OTTUMWA — One week after a blast of winter put farmers in southern Iowa behind schedule, a week filled with spring-like conditions allowed significant progress to made in the 2020 planting season
Although most of Iowa received spotty rains, there were 5.3 days suitable for field work during the past week, according to the National Agricultural Statistics Service. In contrast, it was mid-June before Iowa farmers had a week with 5.3 days suitable for fieldwork in 2019 according to the report posted by the United States Department of Agriculture.
“Farmers across Iowa have taken advantage of the warmer weather and widespread dry conditions over the past week,” said Mike Naig, Iowa’s Secretary of Agriculture, said. “The state saw a substantial increase in corn and soybean acres planted, going from two percent last week to 39 percent with corn progress and the first nine percent for soybean progress.”
Topsoil moisture levels rated one percent very short, five percent short, 85 percent adequate and nine percent surplus. Subsoil moisture levels rated two percent short, 87 percent adequate and 11 percent surplus with no percentages of very short levels.

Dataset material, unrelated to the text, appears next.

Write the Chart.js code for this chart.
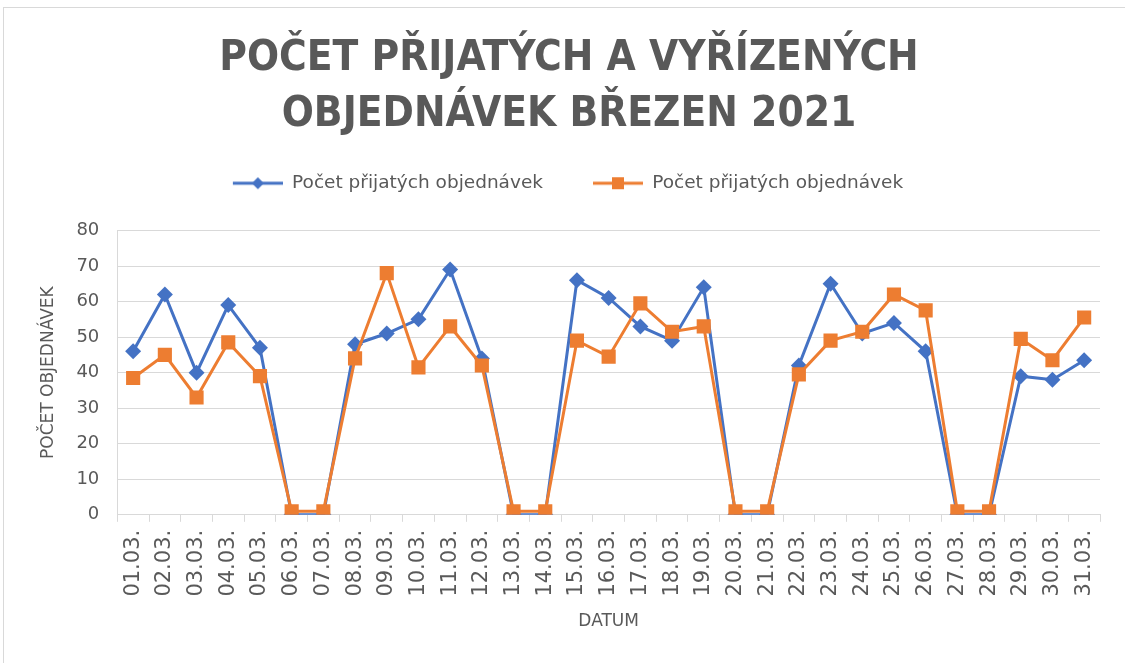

All told, Iowa farmers planted over one-third of the expected corn crop during the week ending April 26. Soybean planting is already 10 days ahead of last year’s pace and one entire week ahead of the average planting season.
Only 20 percent of Iowa’s expected oat crop remains to be planted, with just 22 percent of the oat crop emerged. Pasture condition rated just one percent very poor, seven percent poor, 28 percent fair, 54 percent good and 10 percent excellent.
Cattle have been moved onto pastures in some areas. Warmer and drier conditions improved livestock conditions.
Iowa continued to experience unseasonably dry conditions even though multiple disturbances brought measurable rainfall to much of the state. Rainfall departures of up to an inch were reported across a majority of Iowa.
Average temperatures rebounded from the previous reporting period with warmer conditions reported across the state’s western two-thirds and near to slightly below average conditions in eastern Iowa. The statewide average temperature was 52.6 degrees, 0.50 degrees below normal.
Whether planting season continues to progress without disruption will depend on the final rainfall totals coming from the storm systems that pass through the state throughout the first half of the week.
With weather shaping up heading into the weekend, a majority of the state’s projected corn crop could be in the field heading into the first full week of May.